Искусство, борясь с привычностью, выясняя истинные качества человека, прибегает к повторяющимся мотивировкам, доказывая, что человек на самом деле благородного происхождения или богач. Необходимость такой модели существует долго, очень долго, хотя, конечно, она сейчас уже почти оставленная модель.
Что объединяет все эти бесконечные узнавания и когда они кончаются?
Напоминаю о королевской дочке, которой пришлось убежать из дому одетой в ослиную шкуру; или принцессе, которую изгнали, вырезав у нее язык, из дому.
В основе сказочного мотива, по крайней мере для ее приближающихся по времени к нам слушателей, лежит стремление показать человека не на своем месте и доказать, что каждый человек – человек.
Чехов когда-то говорил, что он устал и не перевертывает свои вещи так, как перевертывает их Левитан. Левитан, друг Чехова, великий живописец, написав картину, рассматривал ее и перевернутой, для того, чтобы посмотреть свежими глазами на общее соотношение цветов.

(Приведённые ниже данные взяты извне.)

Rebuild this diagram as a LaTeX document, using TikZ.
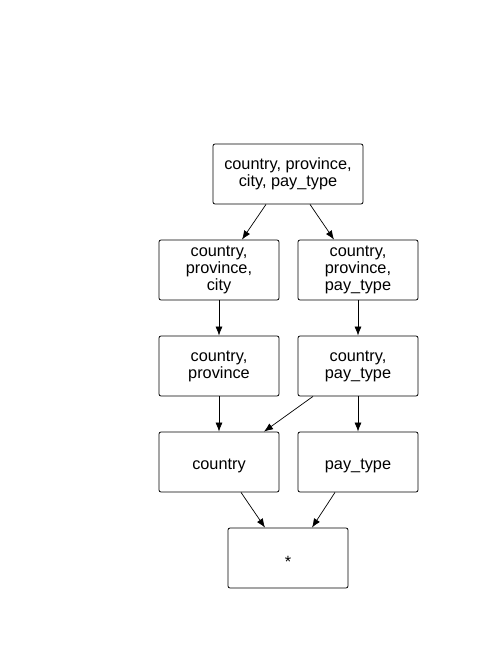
\documentclass[tikz,border=0pt]{standalone}
\usepackage{fontspec}
\setmainfont{Liberation Sans}
\usetikzlibrary{arrows.meta}
\begin{document}
\begin{tikzpicture}[x=1pt,y=-1pt,every node/.style={font=\fontsize{16.3}{17}\selectfont},
  cuboid/.style={draw,line width=0.8pt,rounded corners=2pt,minimum width=120pt,minimum height=60pt,inner sep=0pt,align=center,
    execute at begin node={\rule{0pt}{19pt}}},
  rollup/.style={-{Latex[length=9pt,width=7pt]},line width=0.7pt}]
    \useasboundingbox (0,0) rectangle (490,661);

    % Lattice of groupings
    \node[cuboid,minimum width=150pt] (all) at (288,174) {country, province,\\city, pay\_type};
    \node[cuboid] (cpc) at (219,270) {country,\\province,\\city};
    \node[cuboid] (cpp) at (358,270) {country,\\province,\\pay\_type};
    \node[cuboid] (cp) at (219,366) {country,\\province};
    \node[cuboid] (ct) at (358,366) {country,\\pay\_type};
    \node[cuboid] (c) at (219,462) {country};
    \node[cuboid] (t) at (358,462) {pay\_type};
    \node[cuboid] (apex) at (288,558) {*};

    % Roll-up arrows
    \draw[rollup] ([xshift=-22pt]all.south) -- ([xshift=23pt]cpc.north);
    \draw[rollup] ([xshift=22pt]all.south) -- ([xshift=-24pt]cpp.north);
    \draw[rollup] (cpc) -- (cp);
    \draw[rollup] (cpp) -- (ct);
    \draw[rollup] (cp) -- (c);
    \draw[rollup] ([xshift=-45pt]ct.south) -- ([xshift=45pt]c.north);
    \draw[rollup] (ct) -- (t);
    \draw[rollup] ([xshift=22pt]c.south) -- ([xshift=-23pt]apex.north);
    \draw[rollup] ([xshift=-23pt]t.south) -- ([xshift=24pt]apex.north);
\end{tikzpicture}
\end{document}
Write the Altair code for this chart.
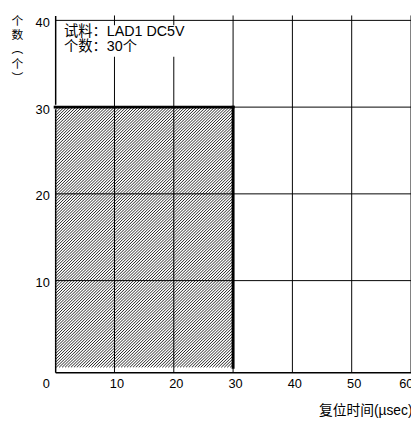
import altair as alt
import pandas as pd

# ---- data ----
bin_start = [0]
bin_end = [30]
bin_count = [30]
x_ticks = [0, 10, 20, 30, 40, 50, 60]
y_ticks = [0, 10, 20, 30, 40]
sample_name = "LAD1 DC5V"
sample_n = 30
x_title = "复位时间(µsec)"
y_title = ["个", "数", "︵", "个", "︶"]

FONT = "Liberation Sans, Noto Sans CJK SC"
W, H = 362, 363
XDOM, YDOM = [0, 60], [0, 40]

bars = pd.DataFrame({"start": bin_start, "end": bin_end, "count": bin_count})
vgrid = pd.DataFrame({"v": x_ticks[1:]})
hgrid = pd.DataFrame({"v": y_ticks[1:]})
note = pd.DataFrame({"label": [f"试料：{sample_name}\n个数：{sample_n}个"]})

# ---- hatch decoration: 45° strokes clipped to the bar, derived from bar extents ----
sx = W / (XDOM[1] - XDOM[0])   # px per x unit
sy = H / (YDOM[1] - YDOM[0])   # px per y unit
hatch_rows = []
spacing = 3.0
for s, e, c in zip(bin_start, bin_end, bin_count):
    bx0, bx1 = s * sx, e * sx
    bh = c * sy
    k = -(bx1 - bx0)
    while k < bh:
        px0 = max(0.0, -k)
        px1 = min(bx1 - bx0, bh - k)
        if px1 > px0:
            hatch_rows.append({
                "hx": (bx0 + px0) / sx, "hy": (px0 + k) / sy,
                "hx2": (bx0 + px1) / sx, "hy2": (px1 + k) / sy,
            })
        k += spacing
hatch = pd.DataFrame(hatch_rows)

xs = alt.Scale(domain=XDOM, nice=False, zero=False)
ys = alt.Scale(domain=YDOM, nice=False, zero=False)

bar = alt.Chart(bars).mark_bar(color="white").encode(
    x=alt.X("start:Q", scale=xs, axis=alt.Axis(
        values=x_ticks, title=x_title,
        labelExpr="datum.value == 0 ? '' : datum.label",
        labelPadding=6, labelOffset=2, labelFlush=True,
        titleAnchor="end", titleAlign="right", titleX=W + 1, titleY=39,
        titleBaseline="middle", titleFontSize=14,
    )),
    x2="end:Q",
    y=alt.Y("count:Q", scale=ys, axis=alt.Axis(
        values=y_ticks, title=y_title, titleAngle=0,
        titleX=-39, titleY=0, titleAlign="center", titleBaseline="top",
        titleLineHeight=14.5, titleFontSize=12,
        labelPadding=6, labelOffset=2, labelFlush=False,
        labelExpr="datum.value === 0 ? ['', datum.label] : datum.label",
        labelLineHeight=15,
    )),
)

hatch_layer = alt.Chart(hatch).mark_rule(color="#1a1a1a", strokeWidth=0.95).encode(
    x=alt.X("hx:Q", scale=xs), y=alt.Y("hy:Q", scale=ys), x2="hx2:Q", y2="hy2:Q"
)

vrules = alt.Chart(vgrid).mark_rule(color="black", strokeWidth=1).encode(
    x=alt.X("v:Q", scale=xs)
)
hrules = alt.Chart(hgrid).mark_rule(color="black", strokeWidth=1).encode(
    y=alt.Y("v:Q", scale=ys)
)

top_edge = alt.Chart(bars).mark_rule(color="black", strokeWidth=3, strokeCap="square").encode(
    x=alt.X("start:Q", scale=xs), x2="end:Q", y=alt.Y("count:Q", scale=ys)
)
right_edge = alt.Chart(bars).mark_rule(color="black", strokeWidth=3, strokeCap="square").encode(
    x=alt.X("end:Q", scale=xs), y=alt.Y("count:Q", scale=ys), y2=alt.datum(0)
)

note_bg = alt.Chart(note).mark_rect(color="white").encode(
    x=alt.value(5), x2=alt.value(150), y=alt.value(10), y2=alt.value(42)
)
note_text = alt.Chart(note).mark_text(
    align="left", baseline="top", fontSize=14.5, lineHeight=15,
    font=FONT, color="black", lineBreak="\n",
).encode(x=alt.value(9), y=alt.value(10), text="label:N")

chart = alt.layer(
    bar, hatch_layer, vrules, hrules, top_edge, right_edge, note_bg, note_text
).properties(
    width=W, height=H,
    padding={"left": 48, "top": 4, "right": 0, "bottom": 47},
    autosize=alt.AutoSizeParams(type="none"),
).configure_view(stroke="transparent").configure_axis(
    grid=False, ticks=False, tickSize=0,
    domainColor="black", domainWidth=1.5,
    labelFont=FONT, labelFontSize=13, labelColor="black",
    titleFont=FONT, titleFontWeight="normal", titleColor="black",
    zindex=1,
)

chart.save("out.html", embed_options={"renderer": "svg", "actions": False})
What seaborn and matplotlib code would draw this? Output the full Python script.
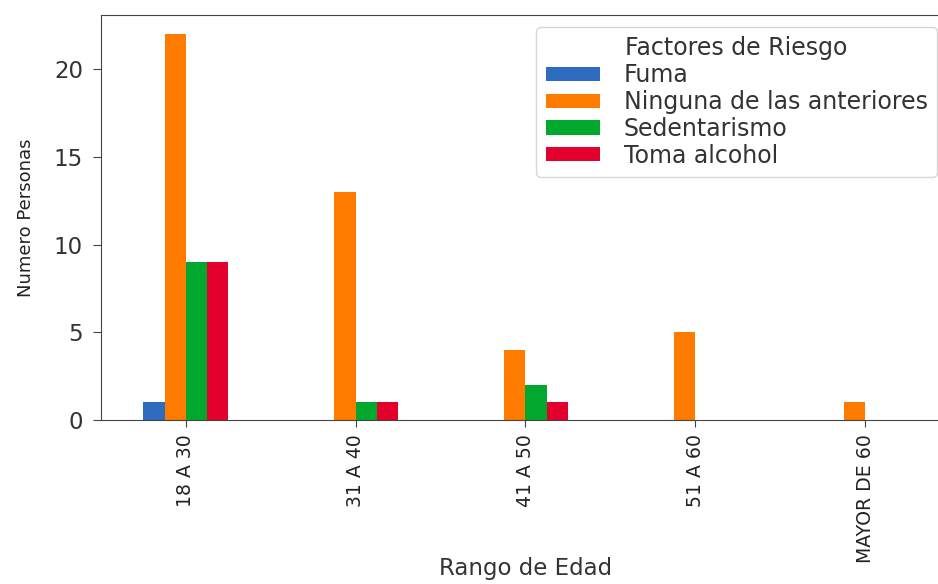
# Factores de riesgo por rango de edad
import pandas as pd
import matplotlib.pyplot as plt
import seaborn as sns

# Data
rangos = ["18 A 30", "31 A 40", "41 A 50", "51 A 60", "MAYOR DE 60"]
factores = ["Fuma", "Ninguna de las anteriores", "Sedentarismo", "Toma alcohol"]
fuma = [1, 0, 0, 0, 0]
ninguna = [22, 13, 4, 5, 1]
sedentarismo = [9, 1, 2, 0, 0]
toma_alcohol = [9, 1, 1, 0, 0]
colores = ["#2d6cbe", "#ff7b00", "#00a82d", "#e3002c"]

# Long-form table for seaborn
valores = [fuma, ninguna, sedentarismo, toma_alcohol]
rows = []
for factor, serie in zip(factores, valores):
    for rango, v in zip(rangos, serie):
        rows.append({"Rango": rango, "Factor": factor, "Personas": v})
df = pd.DataFrame(rows)

fig = plt.figure(figsize=(9.38, 5.84), dpi=100)
ax = fig.add_axes([0.1077, 0.2808, 0.905, 0.6935])

sns.barplot(
    data=df,
    x="Rango",
    y="Personas",
    hue="Factor",
    order=rangos,
    hue_order=factores,
    palette=dict(zip(factores, colores)),
    saturation=1,
    width=0.5,
    errorbar=None,
    ax=ax
)

ax.set_xlim(-0.5, len(rangos) - 0.5)
ax.set_ylim(0, max(ninguna) * 1.05)
ax.set_yticks([0, 5, 10, 15, 20])
ax.tick_params(axis="y", labelsize=16.5, length=6, pad=7, color="#444444", labelcolor="#333333")
ax.tick_params(axis="x", labelsize=13.6, labelrotation=90, length=5, pad=5, color="#444444", labelcolor="#222222")
for s in ax.spines.values():
    s.set_color("#444444")

ax.set_xlabel("Rango de Edad", fontsize=16.5, color="#333333")
ax.xaxis.set_label_coords(0.5, -0.338)
ax.set_ylabel("Numero Personas", fontsize=13, color="#222222")
ax.yaxis.set_label_coords(-0.078, 0.5)

leg = ax.legend(
    title="Factores de Riesgo",
    fontsize=17,
    title_fontsize=17,
    loc="upper right",
    bbox_to_anchor=(0.999, 0.954),
    bbox_transform=fig.transFigure,
    borderaxespad=0,
    handlelength=2.3,
    handleheight=0.55,
    handletextpad=1.0,
    labelspacing=0.12,
    borderpad=0.4
)
for t in leg.get_texts():
    t.set_color("#333333")
leg.get_title().set_color("#333333")

fig.savefig("out.png", dpi=100)
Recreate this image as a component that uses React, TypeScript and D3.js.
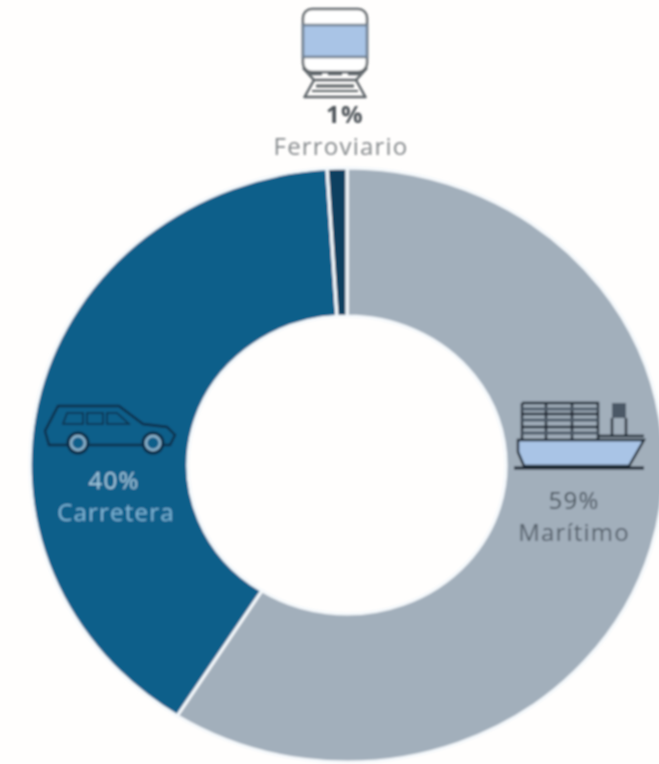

Много раз использовался момент узнавания, но у Марка Твена возвращенные на свои места «белый» и «ложный белый» приблизительно одинаковые люди. Героиней оказывается мать ложного белого, рабыня, которая соглашается быть проданной еще раз для того, чтобы отдать деньги своему сыну. Она великодушней всех. Сын богача был таким же рабом, как и остальные.